If you’re growing in a raised bed, this is a good moment to make sure the soil is in shape. Vertical zucchini is a heavy feeder and will run a depleted bed flat in about two months. I wrote up how I recharge tired raised-bed soil if yours has had a few seasons on it.
When Vertical Actually Wins (and When It Doesn’t)

Vertical zucchini is worth the effort if your garden is small, if you’ve been losing plants to powdery mildew every year, or if you want one tidy visual feature instead of a sprawling patch that eats half a bed.
It’s not worth the effort if you already have plenty of ground space and your standard zucchini does fine, or if all you have right now is Black Beauty seeds and no real interest in buying new ones. Honest answer.
If you’ve never grown zucchini at all, get one ground-season under your belt first. Vertical is a layer on top of zucchini fundamentals, not a beginner’s first project.
And if you grow one vining type this season, grow Tromboncino. It’s the variety I’d hand a friend who’s just starting.
Quick Questions
Does Tromboncino actually taste like zucchini?

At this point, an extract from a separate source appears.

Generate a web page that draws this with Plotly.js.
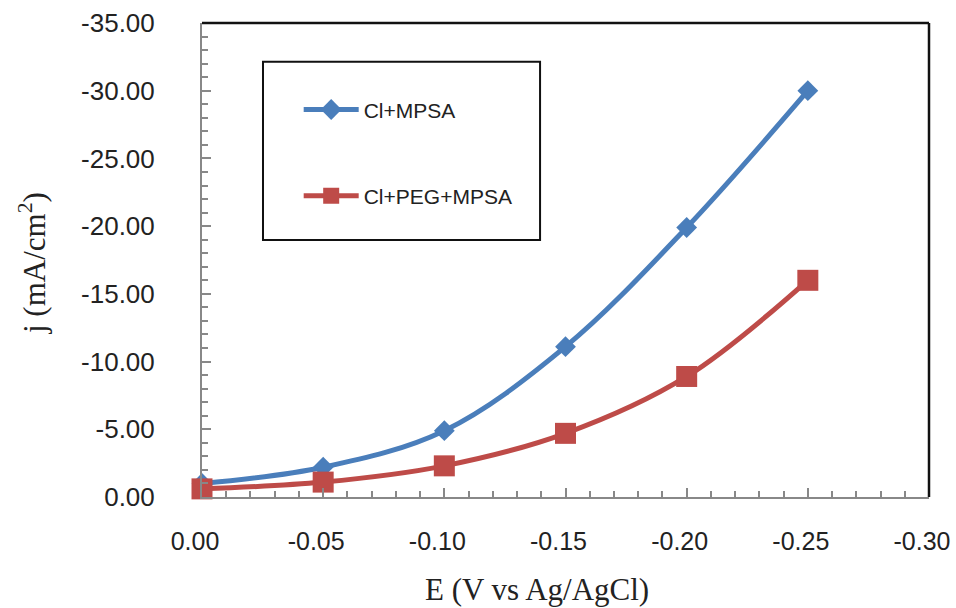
<!DOCTYPE html>
<html>
<head>
<meta charset="utf-8">
<script src="https://cdn.plot.ly/plotly-3.0.1.min.js"></script>
<style>
  html, body { margin: 0; padding: 0; background: #fff; }
  #chart { width: 956px; height: 608px; }
</style>
</head>
<body>
<div id="chart"></div>
<script>
// Potential (V vs Ag/AgCl) and current density (mA/cm2)
const potential = [0.00, -0.05, -0.10, -0.15, -0.20, -0.25];
const jClMPSA = [-1.0, -2.2, -4.9, -11.1, -19.9, -30.0];
const jClPEGMPSA = [-0.6, -1.1, -2.3, -4.7, -8.9, -16.0];

const xTickVals = [0, -0.05, -0.10, -0.15, -0.20, -0.25, -0.30];
const xTickText = ['0.00', '-0.05', '-0.10', '-0.15', '-0.20', '-0.25', '-0.30'];
const yTickVals = [0, -5, -10, -15, -20, -25, -30, -35];
const yTickText = ['0.00', '-5.00', '-10.00', '-15.00', '-20.00', '-25.00', '-30.00', '-35.00'];

const seriesNames = ['Cl+MPSA', 'Cl+PEG+MPSA'];
const BLUE = '#4A7EBB';
const RED = '#BE4B48';

const traces = [
  {
    x: potential, y: jClMPSA, name: seriesNames[0], legendgroup: 'a',
    type: 'scatter', mode: 'lines+markers', cliponaxis: false,
    line: { color: BLUE, width: 5, shape: 'spline', smoothing: 1 },
    marker: { symbol: 'diamond', size: 16, color: BLUE }
  },
  {
    x: potential, y: jClPEGMPSA, name: seriesNames[1], legendgroup: 'b',
    type: 'scatter', mode: 'lines+markers', cliponaxis: false,
    line: { color: RED, width: 5, shape: 'spline', smoothing: 1 },
    marker: { symbol: 'square', size: 21, color: RED }
  }
];

const yTickFont = { family: 'Liberation Sans, Arial, sans-serif', size: 26, color: '#222' };
const xTickFont = { family: 'Liberation Sans, Arial, sans-serif', size: 25, color: '#222' };
const titleFont = { family: 'Liberation Serif, Times New Roman, serif', size: 31, color: '#222' };

const layout = {
  width: 956, height: 608,
  paper_bgcolor: '#fff', plot_bgcolor: '#fff',
  margin: { l: 202, r: 27, t: 23, b: 111 },
  showlegend: true,
  legend: {
    x: 0.133, y: 0.86, xanchor: 'left', yanchor: 'top',
    bgcolor: 'rgba(0,0,0,0)', borderwidth: 0,
    traceorder: 'grouped', tracegroupgap: 56,
    itemwidth: 55,
    font: { family: 'Liberation Sans, Arial, sans-serif', size: 21, color: '#222' }
  },
  xaxis: {
    range: [0, -0.30], autorange: false,
    tickmode: 'array', tickvals: xTickVals, ticktext: xTickText,
    ticks: 'inside', ticklen: 9, tickwidth: 2, tickcolor: '#888',
    minor: { dtick: 0.01, tick0: 0, ticks: 'inside', ticklen: 6, tickwidth: 2, tickcolor: '#888' },
    showline: true, linecolor: '#888', linewidth: 2,
    showgrid: false, zeroline: false,
    tickfont: xTickFont, ticklabelstandoff: 21, ticklabelshift: 7,
    ticklabeloverflow: 'allow'
  },
  yaxis: {
    range: [0, -35], autorange: false,
    tickmode: 'array', tickvals: yTickVals, ticktext: yTickText,
    ticks: 'inside', ticklen: 9, tickwidth: 2, tickcolor: '#888',
    minor: { dtick: 1, tick0: 0, ticks: 'inside', ticklen: 6, tickwidth: 2, tickcolor: '#888' },
    showline: true, linecolor: '#888', linewidth: 2,
    showgrid: false, zeroline: false,
    tickfont: yTickFont, ticklabelstandoff: 40
  },
  shapes: [
    // black frame on the top and right of the plot area
    { type: 'line', xref: 'paper', yref: 'paper', x0: 0, x1: 1, y0: 1, y1: 1, line: { color: '#111', width: 2.5 } },
    { type: 'line', xref: 'paper', yref: 'paper', x0: 1, x1: 1, y0: 0, y1: 1, line: { color: '#111', width: 2.5 } },
    // legend frame
    { type: 'rect', xref: 'paper', yref: 'paper', x0: 0.0839, x1: 0.465, y0: 0.542, y1: 0.918, line: { color: '#111', width: 2 }, fillcolor: 'rgba(0,0,0,0)', layer: 'below' }
  ],
  annotations: [
    { text: 'E (V vs Ag/AgCl)', xref: 'paper', yref: 'paper', x: 0, y: 0, xanchor: 'center', yanchor: 'middle',
      showarrow: false, font: titleFont },
    { text: 'j (mA/cm<sup>2</sup>)', xref: 'paper', yref: 'paper', x: 0, y: 0, textangle: -90,
      xanchor: 'center', yanchor: 'middle', showarrow: false, font: titleFont }
  ]
};
// place the axis titles in pixels relative to the plot area (202..929 x 23..497)
layout.annotations[0].x = (537 - 202) / 727;
layout.annotations[0].y = -(589 - 497) / 474;
layout.annotations[1].x = -(202 - 32) / 727;
layout.annotations[1].y = (497 - 263) / 474;

Plotly.newPlot('chart', traces, layout, { displayModeBar: false, staticPlot: true });
</script>
</body>
</html>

Close, but firmer and slightly nuttier. Harvested young at 8 to 12 inches (20 to 30 cm), it grills and sautées like zucchini. Left on the vine to mature, it turns into a butternut-style winter squash you can store for months. Two crops in one variety, basically.
Can I grow vertical zucchini in a pot?
Yes, but the pot has to be at least 18 inches (45 cm) wide and deep, and the trellis has to be anchored to a fence or wall, not the pot itself. A potted vine plus a 6 ft trellis is top-heavy and will tip in any wind. My container gardening guide covers pot-size math in more detail.
Do I have to prune side shoots like a tomato?
No, and I’d ignore most online advice telling you to. There’s a lot of guidance circulating that says to prune zucchini side shoots aggressively, and I haven’t found a single university extension source backing it up. Strip the bottom 2 or 3 leaves for airflow, and leave the rest alone unless you’re literally running out of trellis space.
Grow Tromboncino. Build a support that won’t tip. Sling the fruit before it needs slinging, and pollinate before the morning gets away from you. That’s most of what kept mine producing into September.